56 Hakim Illegal Logging Dilaporkan Ke KY
Hendardi: Putusan Hakim
Bela Yang Bayar Sudah Biasa
Upaya pembersihan mafia peradilan harus benar-benar dibuktikan dan bukan hanya sebatas wacana saja.
DI MATA Hendardi, direktur Setara Institute, putusan hakim Indonesia yang bukan berdasarkan pada obyektifitas dan fakta sudah bukan rahasia lagi. Putusan hakim, kata dia, kerap kali lebih didasarkan pada siapa yang paling kuat membayar.
“KY harus segera melakukan penyelidikan. Dan jika terbukti, mereka (56 hakim bermasalah, red) harus direkomendasikan ke MA untuk dikenai sanksi,” kata Hendardi kepada Rakyat Merdeka, kemarin.
Dia mendukung upaya ICW yang melaporkan hakim-hakim yang diduga bermasalah tersebut ke Komisi Yudisial. Menurutnya, hal itu merupakan tindakan yang patut diberikan apresiasi dalam rangka membersihkan mafia peradilan di Indonesia.

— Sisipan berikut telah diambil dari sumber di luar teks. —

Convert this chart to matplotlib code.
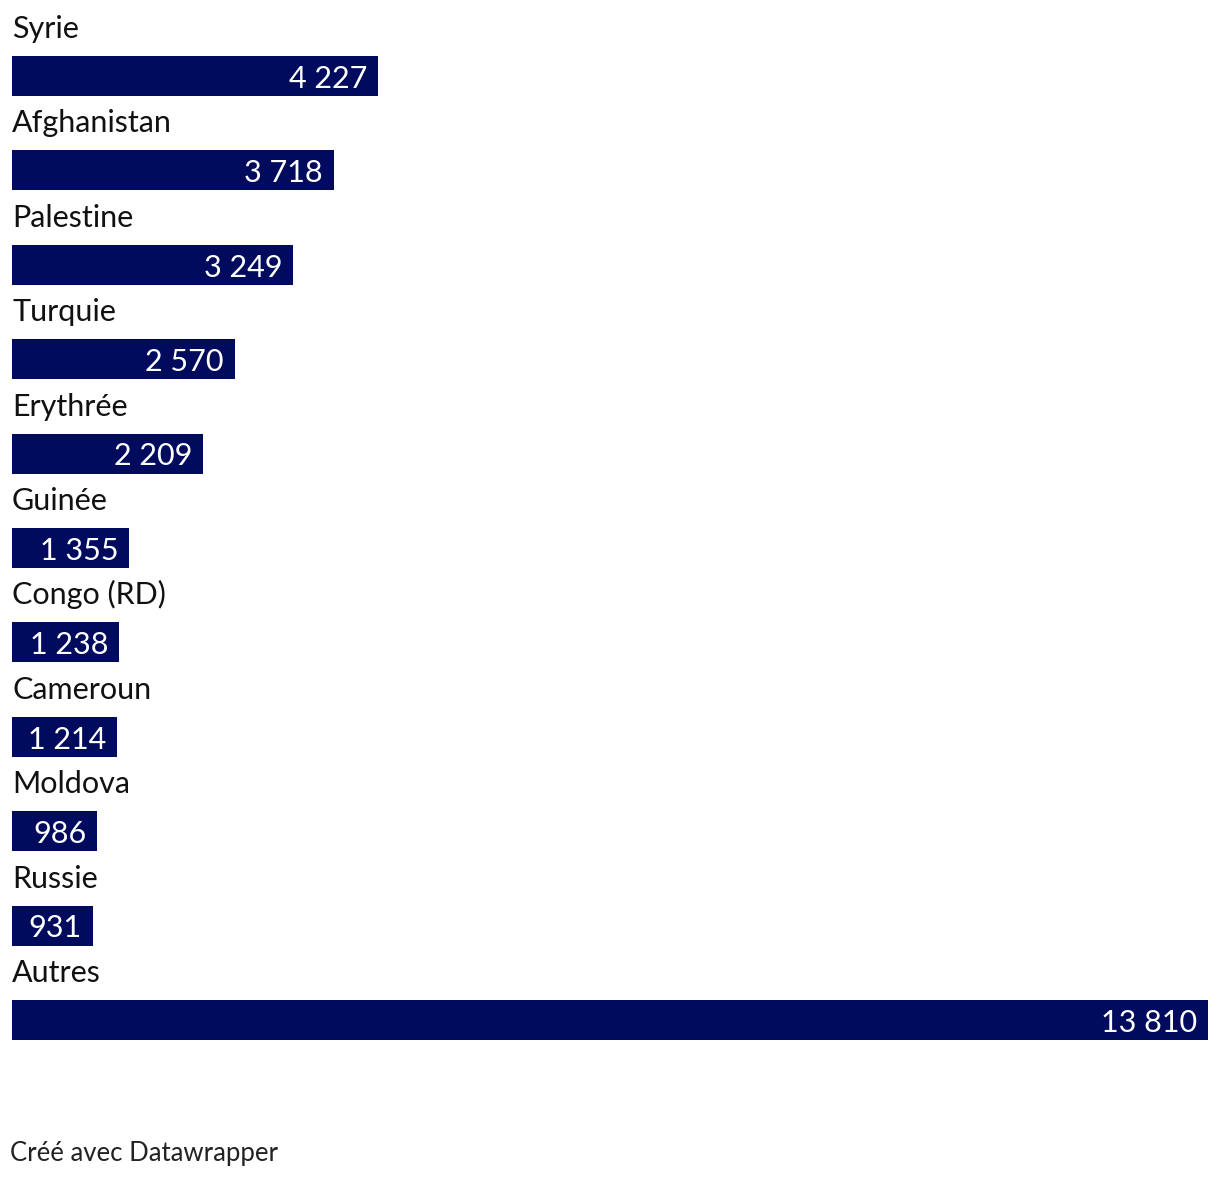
import matplotlib
matplotlib.use("Agg")
from matplotlib import pyplot as plt

plt.rcParams['font.family'] = ['Lato', 'DejaVu Sans']

countries = ["Syrie", "Afghanistan", "Palestine", "Turquie", "Erythrée",
             "Guinée", "Congo (RD)", "Cameroun", "Moldova", "Russie", "Autres"]
values = [4227, 3718, 3249, 2570, 2209, 1355, 1238, 1214, 986, 931, 13810]

BAR_COLOR = "#000b5e"
W, H = 1220, 1182
ROW = 94.4          # px between bars
BAR_H = 40 / ROW    # bar height in row units
TOP = 76            # px centre of first bar

fig = plt.figure(figsize=(W / 100, H / 100), dpi=100)
ax = fig.add_axes([12 / W, 0, 1196 / W, 1])
ax.set_xlim(0, max(values))
ax.set_ylim((H - TOP) / ROW, -TOP / ROW)
ax.axis("off")

ypos = list(range(len(values)))
ax.barh(ypos, values, height=BAR_H, color=BAR_COLOR, linewidth=0)

fmt = lambda v: f"{v:,}".replace(",", " ")
for y, name, v in zip(ypos, countries, values):
    ax.text(0, y - 38 / ROW, name, ha="left", va="baseline",
            fontsize=22, color="#111111")
    ax.annotate(fmt(v), xy=(v, y), xytext=(-8, -8.5), textcoords="offset points",
                ha="right", va="baseline", fontsize=22, color="white")

fig.text(10 / W, 1 - 1161 / H, "Créé avec Datawrapper", ha="left",
         va="baseline", fontsize=18.5, color="#222222")

fig.savefig("out.png", dpi=100)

“Semoga saja data-data yang dimiliki ICW terkait dengan hakim bermasalah itu benar-benar akurat dan dapat dipertanggungjawabkan,” katanya
Terkait dengan kasus-kasus illegal logging yang ditangani ke-56 hakim bermasalah itu, bekas ketua PBHI ini mengatakan, jika memang para hakim itu benar-benar terbukti melakukan pelanggaran, maka kasus-kasus yang mereka tangani harus dibuka kembali.
“Keputusan para hakim yang membebaskan para cukong kayu sangat mengiris keadilan masyarakat. Bagaimanapun caranya, kasus-kasus itu harus ditinjau kembali. MA tidak boleh melindungi hakim-hakim yang bermasalah,” pungkasnya.
Buka Lagi Kasusnya
Sebelumnya, Ketua Divisi Hukum dan Monitoring Peradilan Indonesia Corruption Watch (ICW) Emerson Juntho telah menyampaikan laporan tentang hakim yang menangani kasus illegal logging dan memutus bebas kepada Komisi Yudisial (KY).
Dalam laporan ICW, disebutkan terdapat 56 hakim yang diduga bermasalah dalam putusan hukumnya. Dari 33 kasus illegal logging yang ditangani, hakim-hakim itu memutus bebas. Hakim-hakim itu diduga telah membebaskan para cukong kayu selama tahun 2005 hingga 2008.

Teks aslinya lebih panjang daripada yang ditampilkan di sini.